All they're basically saying is that h = h(t) and r = r(t), otherwise those derivatives would be zero.

 

As for the LaTeX:

 

a) Use the [imath] tags instead of [math] - it's used to generate inline math. For instance:

 

I like [math]\frac{a}{b}[/math] as a fraction

vs.

I like [imath]\frac{a}{b}[/imath] as a fraction

 

Either that, or you can use \tfrac instead of \frac.

 

b) Use a combination of \left( and \right).

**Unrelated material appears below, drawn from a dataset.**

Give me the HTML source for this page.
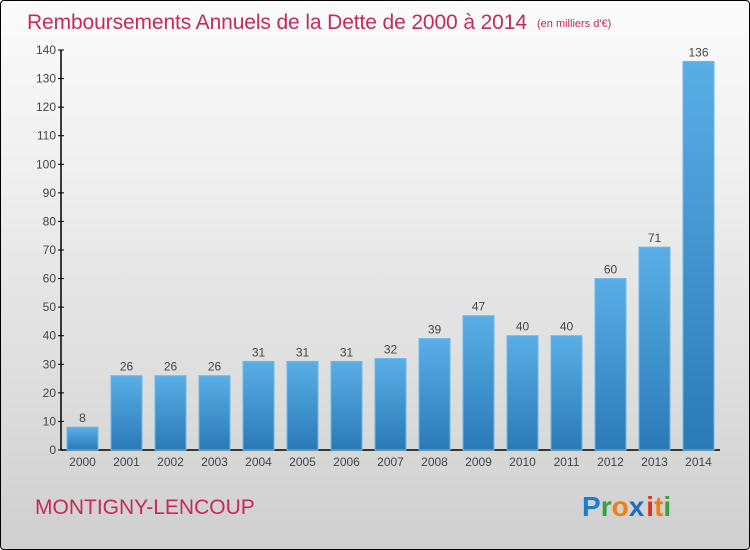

So you can have something like:

 

[math]\frac{dV}{dt}=\frac{\pi}{3} \left( r^2\frac{dh}{dt}+2rh\frac{dr}{dt} \right)[/math] (click to see code).

[BobbyJoeCool]

and as I realize that one od my questions got cut off... how did it get dr/dt and dh/dt? In other words, how do you get from the second to last line of latex, to the last?

[Dave]

It's just the differential of V.

 

[math]\frac{d}{dt}\left( \frac{\pi r^2 h}{3} \right) = \frac{\pi}{3} \frac{d}{dt} (r^2 h)[/math]

 

Now, r and h are both functions of time, so you need to use the product rule:

 

[math]\frac{d}{dt} (r^2 h) = h \frac{d}{dt}(r^2) + r^2 \frac{dh}{dt}[/math]

 

To do [imath]\frac{d}{dt}(r^2)[/imath] you'll need to use implicit differentiation. If you haven't covered this yet, you'll need to learn that. But that's equal to [imath]2r \frac{dr}{dt}[/imath].

 

From there the rest follows.

[danielS]

Related rates are fairly easy, just take the derivative with respect to time (usually), so you use the chain rule on anything that changes with time. Therefor an equation relating, say, length of a square to it's area, would be able to tell you how fast the area grows as the rate grows:

 

da/dl * dl/dt

 

or f'(g(x))g'(x)

 

implicit differentiation just means differentiating both sides of the equation with respect to some variable and solving for the derivative. Maybe this helps, maybe not. I'll go on an example real quick, say the length of a square grows at 2 feet per second?

 

so: dl/dt = 2 f/s

 

but it's known that A = l^2

 

so take the derivative of both sides of this equation with respect to t

 

dA/dt = 2l * dl/dt

 

and dl/dt is 2 feet per second... so the area grows at 4l feet per second, which as you can see grows faster as l becomes larger (makes sense eh?). So when one side is 2 feet long, it is growing at 8 f^2 / s

 

The most difficult part of this for most people is understanding the chain rule portion of the work. I hope that I helped!